Par comparaison avec des tomes précédents, le lecteur n'éprouve pas l'impression de lire une suite de petites histoires sans conséquence. Cela est dû à la forme douce de continuité intégrée par l'auteur, montrant qu'il s'agit bien de journées qui se suivent pour Usagi. C'est aussi imputable à la qualité des histoires et à leur densité. Elles se lisent comme des histoires tout public, facilement, sans être rebuté par des volumes de texte trop importants. Chaque épisode comporte 24 pages dont Stan Sakai tire le meilleur parti. La rencontre du fils d'un camarade de combat place Miyamoto Musagi dans une position d'aîné et d'adulte. Alors que le lecteur n'est pas forcément très enchanté de lire encore une histoire de village hanté par un démon, le scénariste introduit assez d'éléments spécifiques pour qu'il n'y ait pas redite avec une autre antérieure. le passage d'un tokagé albinos représente un élément étrange évoquant un phénomène rare et mystérieux. L'histoire personnelle de la Hanya repose sur un sentiment fort et un drame avec ce qu'il faut de noirceur.

L'intégration du sort des orphelins n'est pas un thème nouveau dans la série. Il est traité avec délicatesse sans misérabilisme, l'histoire montrant la sympathique matrone s'en occupant comme un exemple de bonne volonté, l'orphelinat comme un exemple de solidarité. Stan Sakai a l'art et la manière de conférer ce qu'il faut de personnalité à chaque individu, par le biais de ce qu'il exprime dans ses dialogues, ou dans ses gestes. Il n'y a pas de seconds rôles génériques.

Les 3 épisodes suivants racontent 2 enquêtes de l'inspecteur Ishida. Si Usagi n'est pas relégué au second rôle dans sa propre série, il partage la vedette avec cet inspecteur, personnage effectuant sa première apparition ici. Sakai écrit son polar en incorporant une véritable enquête réalisée par un fonctionnaire de police se heurtant à des difficultés administratives (l'accès limité aux archives), aux intérêts des puissants (le chambellan Toyofuku, le seigneur Yamahashi), à des meurtres dépassant la simple bagarre de rue. Il ne se situe ni dans le sous-genre hardboiled, ni dans celui des romans d'Agatha Christie, (avec grande explication à la fin). Il préfère un juste milieu avec des motifs concrets, des meurtres commis pour l'appât du gain ou pour se venger, impliquant 2 générations, des individus du peuple, comme des puissants. Stan Sakai se révèle être un habile auteur de roman policier.

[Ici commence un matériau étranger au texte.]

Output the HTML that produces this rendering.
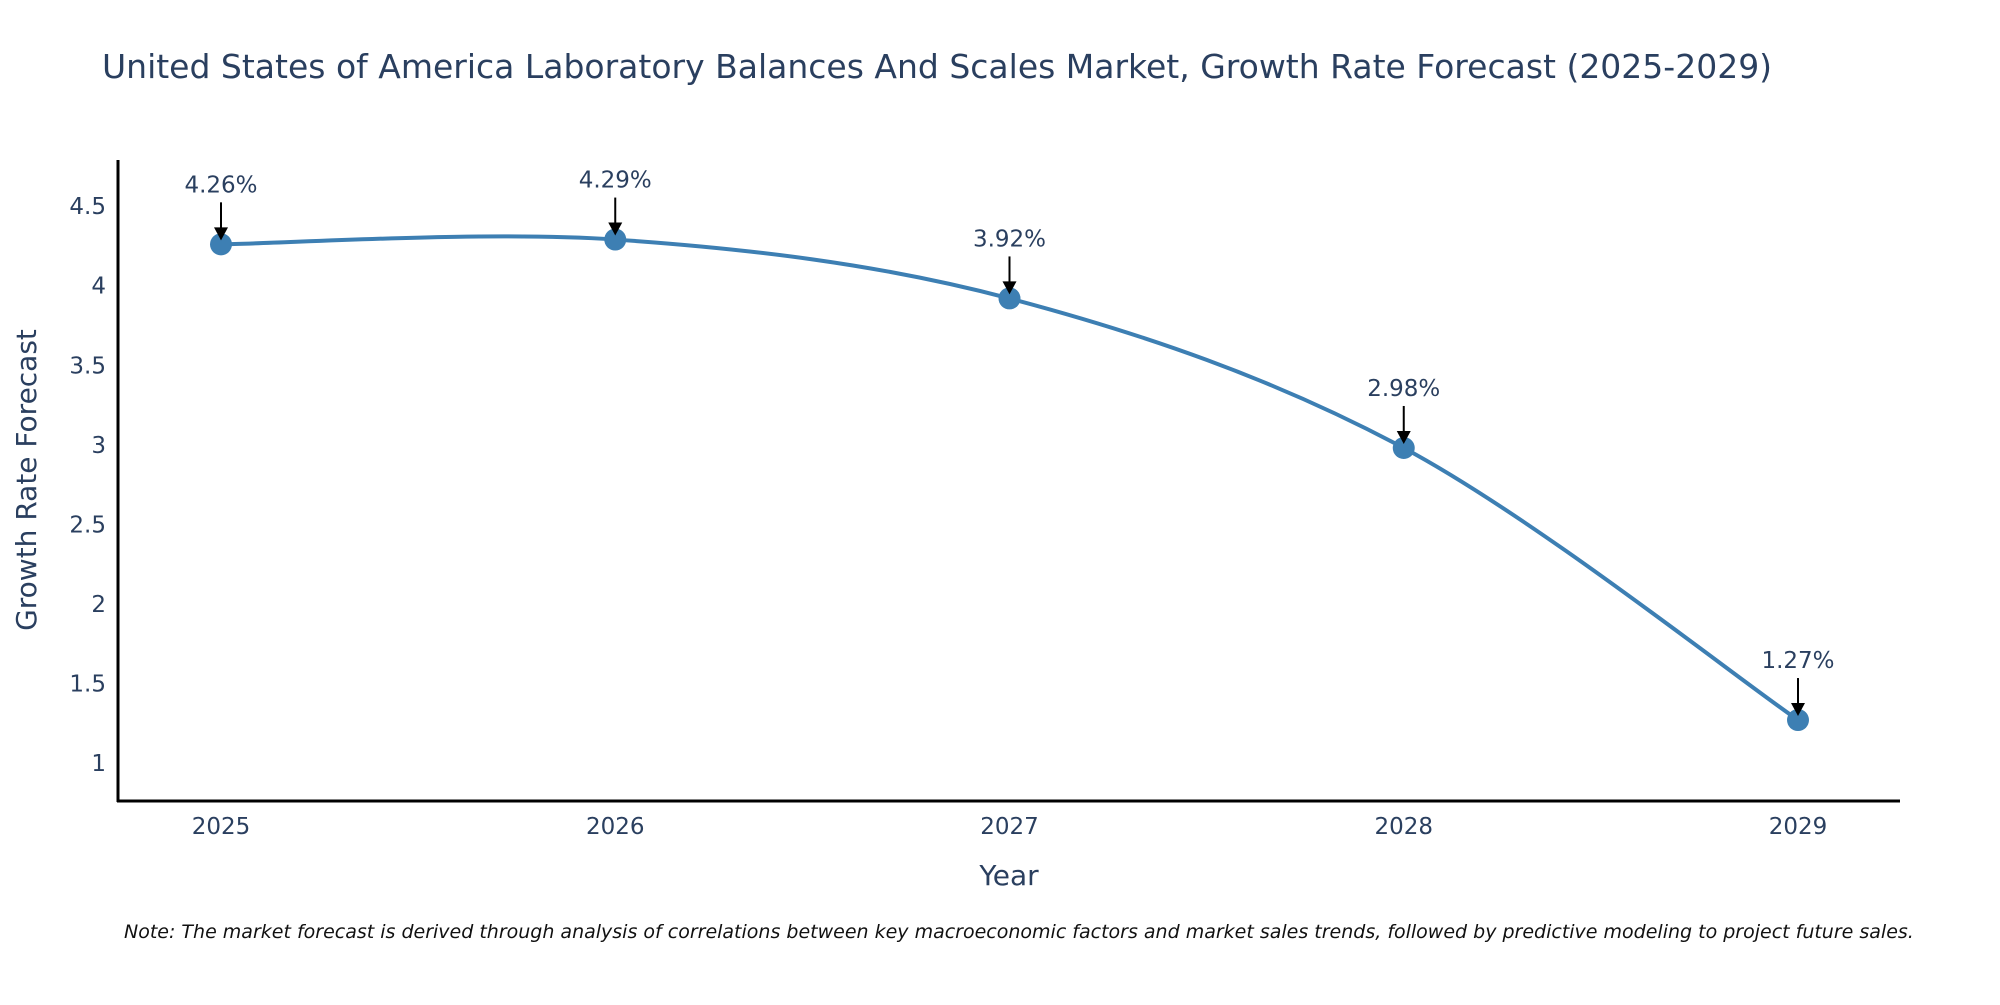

Tout au long de ces 200 pages, le lecteur apprécie la qualité de la narration. Sous l'apparence de dessins simples à destination d'un public relativement jeune, Stan Sakai raconte son histoire avec fluidité et efficacité. Sa compétence ne réside pas dans des images à couper le souffle, mais dans la façon de narrer avec simplicité et clarté. le lecteur ne s'extasie pas devant un visage affichant une expression d'une subtilité indicible, mais il suit avec facilité l'état d'esprit des uns et des autres, en fonction des circonstances. Les décors ne présentent ni une ressemblance photographique défiant l'entendement, ni une conceptualisation révélatrice de leur structure et ou de leur construction, mais ils présentent une consistance absente de bien des comics. Il y a des décors dans toutes les pages, et bien souvent dans toutes les cases sauf une c'est-à-dire une très forte densité d'arrière-plans représentatifs. Cette implication dans la régularité de la représentation des lieux, des costumes et accessoires apporte un bon niveau d'immersion au lecteur, malgré leur degré de simplification.

Ce treizième tome comporte 6 histoires indépendantes emmenant le lecteur dans le Japon médiéval, aux côtés d'un personnage se comportant en adulte. Sous une forme édulcorée pour pouvoir être lue par le plus grand nombre, Stan Sakai fait preuve d'une grande intelligence narrative, d'une connaissance réelle de la culture japonaise, et d'une sensibilité discrète bien présente.